Directions for this task: Search the data for the string "matplotlib" and gather each line it is in.

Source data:
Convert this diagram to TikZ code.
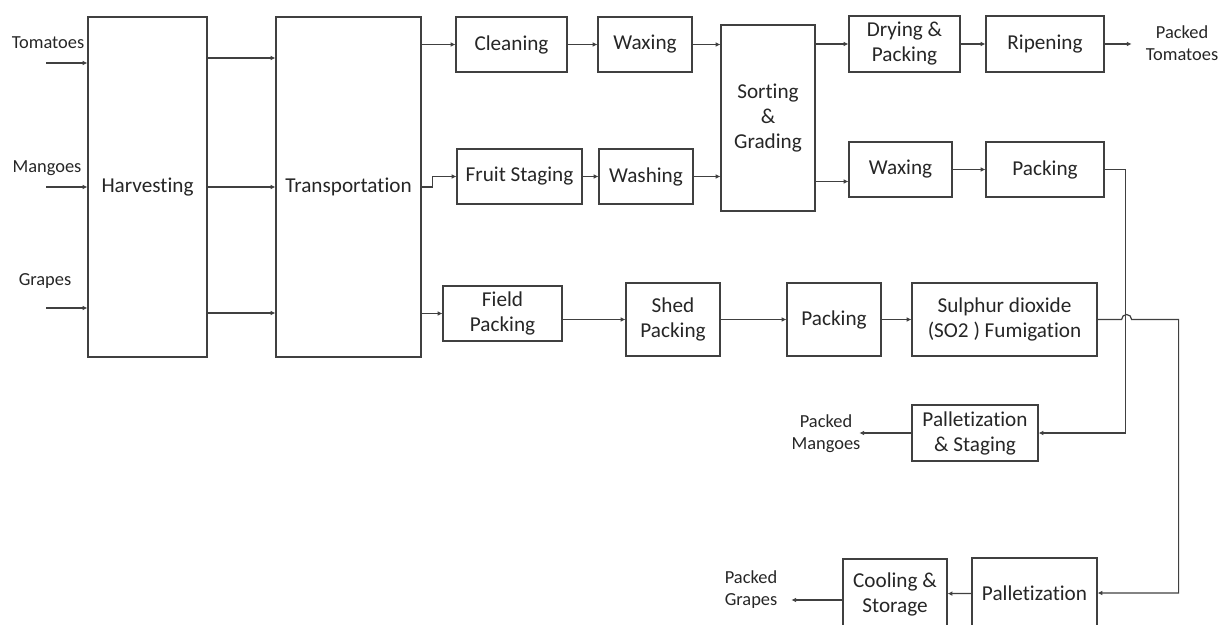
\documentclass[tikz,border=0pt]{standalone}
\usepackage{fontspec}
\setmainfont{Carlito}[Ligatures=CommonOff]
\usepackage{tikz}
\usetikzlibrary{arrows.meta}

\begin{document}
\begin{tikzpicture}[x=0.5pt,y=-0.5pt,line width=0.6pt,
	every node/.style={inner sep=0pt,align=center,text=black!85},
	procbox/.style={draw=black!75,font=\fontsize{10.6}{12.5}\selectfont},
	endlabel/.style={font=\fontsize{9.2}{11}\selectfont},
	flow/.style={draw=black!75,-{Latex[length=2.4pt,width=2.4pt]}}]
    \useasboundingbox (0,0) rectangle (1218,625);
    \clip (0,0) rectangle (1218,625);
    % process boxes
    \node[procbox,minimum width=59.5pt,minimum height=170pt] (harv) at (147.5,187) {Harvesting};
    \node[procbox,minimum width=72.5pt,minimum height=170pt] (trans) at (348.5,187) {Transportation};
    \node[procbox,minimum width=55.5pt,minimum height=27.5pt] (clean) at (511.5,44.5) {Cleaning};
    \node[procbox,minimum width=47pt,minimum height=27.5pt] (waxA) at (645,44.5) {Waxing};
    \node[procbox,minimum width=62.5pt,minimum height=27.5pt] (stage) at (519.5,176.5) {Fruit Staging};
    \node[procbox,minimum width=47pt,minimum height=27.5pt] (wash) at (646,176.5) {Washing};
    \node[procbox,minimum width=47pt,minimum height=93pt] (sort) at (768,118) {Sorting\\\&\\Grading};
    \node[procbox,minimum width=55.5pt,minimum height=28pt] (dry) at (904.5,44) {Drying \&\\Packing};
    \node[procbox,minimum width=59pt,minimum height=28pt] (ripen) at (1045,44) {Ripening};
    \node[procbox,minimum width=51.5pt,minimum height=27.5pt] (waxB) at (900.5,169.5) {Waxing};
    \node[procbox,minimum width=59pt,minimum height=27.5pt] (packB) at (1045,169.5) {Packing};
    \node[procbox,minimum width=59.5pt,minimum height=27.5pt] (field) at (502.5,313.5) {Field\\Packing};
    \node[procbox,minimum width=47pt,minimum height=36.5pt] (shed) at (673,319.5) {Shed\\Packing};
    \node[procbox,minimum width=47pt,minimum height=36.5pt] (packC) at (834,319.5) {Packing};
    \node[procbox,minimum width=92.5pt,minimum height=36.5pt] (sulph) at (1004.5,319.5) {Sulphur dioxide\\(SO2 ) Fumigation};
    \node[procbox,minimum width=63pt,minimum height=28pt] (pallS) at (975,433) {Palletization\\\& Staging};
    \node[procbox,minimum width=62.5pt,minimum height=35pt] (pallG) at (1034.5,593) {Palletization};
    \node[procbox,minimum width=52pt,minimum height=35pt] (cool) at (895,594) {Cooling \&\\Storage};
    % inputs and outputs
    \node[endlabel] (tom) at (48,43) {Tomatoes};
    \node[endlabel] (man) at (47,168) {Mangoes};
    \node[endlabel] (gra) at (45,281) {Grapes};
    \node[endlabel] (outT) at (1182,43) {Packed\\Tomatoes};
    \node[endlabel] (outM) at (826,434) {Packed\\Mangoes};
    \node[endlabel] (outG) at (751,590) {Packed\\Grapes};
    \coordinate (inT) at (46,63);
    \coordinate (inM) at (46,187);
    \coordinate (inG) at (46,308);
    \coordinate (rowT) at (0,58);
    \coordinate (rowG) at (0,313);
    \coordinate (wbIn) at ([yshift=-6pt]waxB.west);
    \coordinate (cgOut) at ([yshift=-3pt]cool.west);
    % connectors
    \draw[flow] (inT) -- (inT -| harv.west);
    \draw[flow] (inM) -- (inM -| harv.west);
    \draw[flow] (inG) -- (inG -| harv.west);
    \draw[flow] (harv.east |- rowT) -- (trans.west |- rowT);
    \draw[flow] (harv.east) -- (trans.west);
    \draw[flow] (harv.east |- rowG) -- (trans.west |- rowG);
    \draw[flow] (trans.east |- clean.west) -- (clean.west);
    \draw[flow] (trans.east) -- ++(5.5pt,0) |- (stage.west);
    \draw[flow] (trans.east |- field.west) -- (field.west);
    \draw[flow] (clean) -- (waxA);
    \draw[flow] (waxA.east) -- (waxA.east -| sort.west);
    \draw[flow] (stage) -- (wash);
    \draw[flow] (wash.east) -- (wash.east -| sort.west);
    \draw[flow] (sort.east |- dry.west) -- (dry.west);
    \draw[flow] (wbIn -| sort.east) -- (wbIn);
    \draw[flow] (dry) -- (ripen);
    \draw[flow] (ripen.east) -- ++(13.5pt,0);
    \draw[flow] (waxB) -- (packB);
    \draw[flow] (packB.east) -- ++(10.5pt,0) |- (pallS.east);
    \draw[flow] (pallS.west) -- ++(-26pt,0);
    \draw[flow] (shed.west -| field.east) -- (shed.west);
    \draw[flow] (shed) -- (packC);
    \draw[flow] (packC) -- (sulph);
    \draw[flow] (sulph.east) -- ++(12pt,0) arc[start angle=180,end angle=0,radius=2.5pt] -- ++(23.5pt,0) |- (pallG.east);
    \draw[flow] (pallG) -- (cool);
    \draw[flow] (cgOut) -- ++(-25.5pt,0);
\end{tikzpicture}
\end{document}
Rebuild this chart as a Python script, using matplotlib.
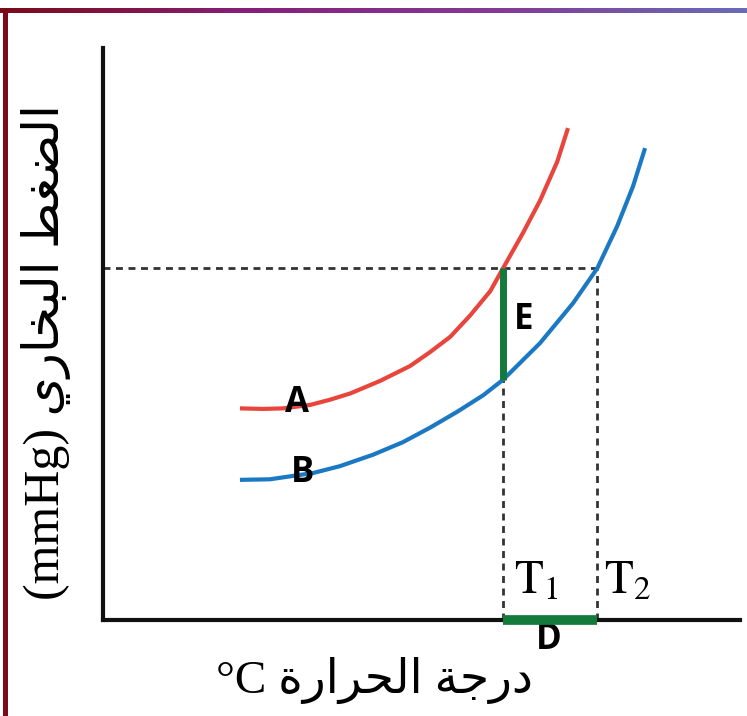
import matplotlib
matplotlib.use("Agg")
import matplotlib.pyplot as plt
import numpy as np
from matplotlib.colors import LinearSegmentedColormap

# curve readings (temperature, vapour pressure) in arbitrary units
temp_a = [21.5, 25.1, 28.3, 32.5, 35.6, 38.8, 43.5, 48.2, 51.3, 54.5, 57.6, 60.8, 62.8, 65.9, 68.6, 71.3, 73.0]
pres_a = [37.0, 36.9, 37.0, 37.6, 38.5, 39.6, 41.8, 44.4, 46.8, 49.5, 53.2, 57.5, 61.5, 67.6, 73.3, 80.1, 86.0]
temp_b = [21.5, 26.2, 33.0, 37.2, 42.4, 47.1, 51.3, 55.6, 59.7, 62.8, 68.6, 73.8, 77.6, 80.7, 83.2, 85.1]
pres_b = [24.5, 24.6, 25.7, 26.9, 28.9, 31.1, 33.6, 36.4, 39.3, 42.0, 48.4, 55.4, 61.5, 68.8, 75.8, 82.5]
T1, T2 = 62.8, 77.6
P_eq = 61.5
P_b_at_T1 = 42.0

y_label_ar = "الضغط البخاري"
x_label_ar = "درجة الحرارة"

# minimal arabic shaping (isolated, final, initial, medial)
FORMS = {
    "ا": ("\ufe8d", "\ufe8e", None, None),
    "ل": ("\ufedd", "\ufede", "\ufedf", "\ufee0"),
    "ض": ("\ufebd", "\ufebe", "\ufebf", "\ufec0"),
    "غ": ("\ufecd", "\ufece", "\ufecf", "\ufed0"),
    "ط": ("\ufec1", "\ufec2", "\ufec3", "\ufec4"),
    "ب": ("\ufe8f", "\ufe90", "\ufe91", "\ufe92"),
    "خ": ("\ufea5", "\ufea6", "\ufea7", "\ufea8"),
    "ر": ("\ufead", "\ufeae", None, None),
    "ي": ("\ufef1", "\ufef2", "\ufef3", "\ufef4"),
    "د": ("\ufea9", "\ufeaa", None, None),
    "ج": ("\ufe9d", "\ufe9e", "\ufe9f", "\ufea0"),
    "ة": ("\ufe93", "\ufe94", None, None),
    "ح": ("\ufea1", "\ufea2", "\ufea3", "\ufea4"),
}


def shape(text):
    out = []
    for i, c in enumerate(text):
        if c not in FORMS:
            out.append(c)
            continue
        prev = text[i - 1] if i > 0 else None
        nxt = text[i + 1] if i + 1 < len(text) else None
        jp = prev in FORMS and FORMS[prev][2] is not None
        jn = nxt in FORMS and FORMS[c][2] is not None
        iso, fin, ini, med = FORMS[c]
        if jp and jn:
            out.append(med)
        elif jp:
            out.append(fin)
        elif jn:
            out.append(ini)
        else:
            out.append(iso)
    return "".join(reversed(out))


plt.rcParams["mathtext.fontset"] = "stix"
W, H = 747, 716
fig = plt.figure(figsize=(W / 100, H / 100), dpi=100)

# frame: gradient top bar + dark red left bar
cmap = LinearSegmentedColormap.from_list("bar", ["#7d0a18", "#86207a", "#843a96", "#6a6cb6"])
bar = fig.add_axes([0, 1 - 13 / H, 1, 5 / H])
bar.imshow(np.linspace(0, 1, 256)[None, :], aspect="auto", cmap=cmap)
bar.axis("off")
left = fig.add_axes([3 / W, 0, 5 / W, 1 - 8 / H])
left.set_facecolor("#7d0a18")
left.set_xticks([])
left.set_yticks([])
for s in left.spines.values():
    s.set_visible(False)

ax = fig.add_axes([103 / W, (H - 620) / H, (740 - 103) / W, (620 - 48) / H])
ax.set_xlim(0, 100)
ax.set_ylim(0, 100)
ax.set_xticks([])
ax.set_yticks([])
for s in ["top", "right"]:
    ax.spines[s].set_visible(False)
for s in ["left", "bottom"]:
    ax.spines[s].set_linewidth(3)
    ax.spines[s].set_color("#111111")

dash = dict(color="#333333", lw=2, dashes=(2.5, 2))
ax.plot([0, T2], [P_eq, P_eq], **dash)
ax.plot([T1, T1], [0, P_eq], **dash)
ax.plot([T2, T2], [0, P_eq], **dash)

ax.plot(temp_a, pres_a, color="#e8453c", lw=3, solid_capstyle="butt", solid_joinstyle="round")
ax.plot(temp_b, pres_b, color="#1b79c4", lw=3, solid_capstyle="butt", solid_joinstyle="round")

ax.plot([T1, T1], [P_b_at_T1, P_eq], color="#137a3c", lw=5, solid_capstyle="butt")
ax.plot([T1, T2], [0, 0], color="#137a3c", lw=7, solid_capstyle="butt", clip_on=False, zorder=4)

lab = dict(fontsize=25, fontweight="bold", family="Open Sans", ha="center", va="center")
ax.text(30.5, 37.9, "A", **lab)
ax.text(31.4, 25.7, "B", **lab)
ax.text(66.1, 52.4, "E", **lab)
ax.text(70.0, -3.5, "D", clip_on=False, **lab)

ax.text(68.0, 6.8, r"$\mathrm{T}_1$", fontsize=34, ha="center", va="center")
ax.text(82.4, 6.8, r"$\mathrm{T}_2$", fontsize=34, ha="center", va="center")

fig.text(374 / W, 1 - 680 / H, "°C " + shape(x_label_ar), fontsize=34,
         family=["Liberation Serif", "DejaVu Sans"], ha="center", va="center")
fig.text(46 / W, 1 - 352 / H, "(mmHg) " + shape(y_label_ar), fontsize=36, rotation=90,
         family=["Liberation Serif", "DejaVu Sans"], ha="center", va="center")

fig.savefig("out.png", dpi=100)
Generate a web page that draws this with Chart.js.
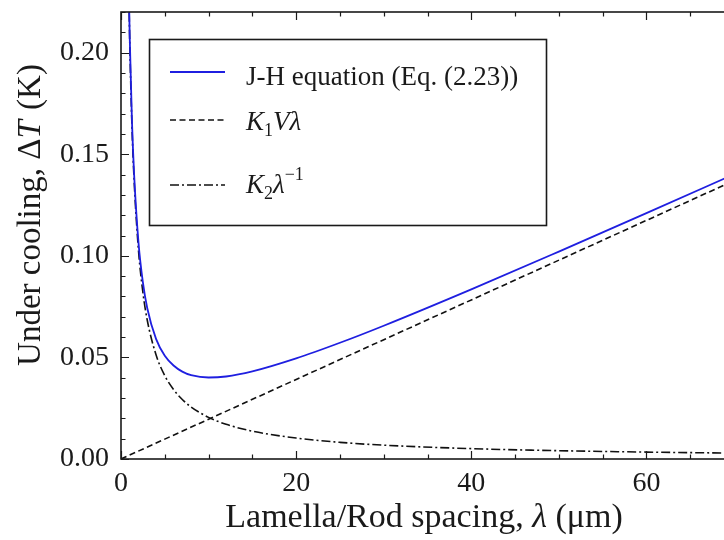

Solution for this task:
Rebuild this chart as a Python script, using matplotlib.
import matplotlib
matplotlib.use("Agg")
import matplotlib.pyplot as plt
from matplotlib.colors import LinearSegmentedColormap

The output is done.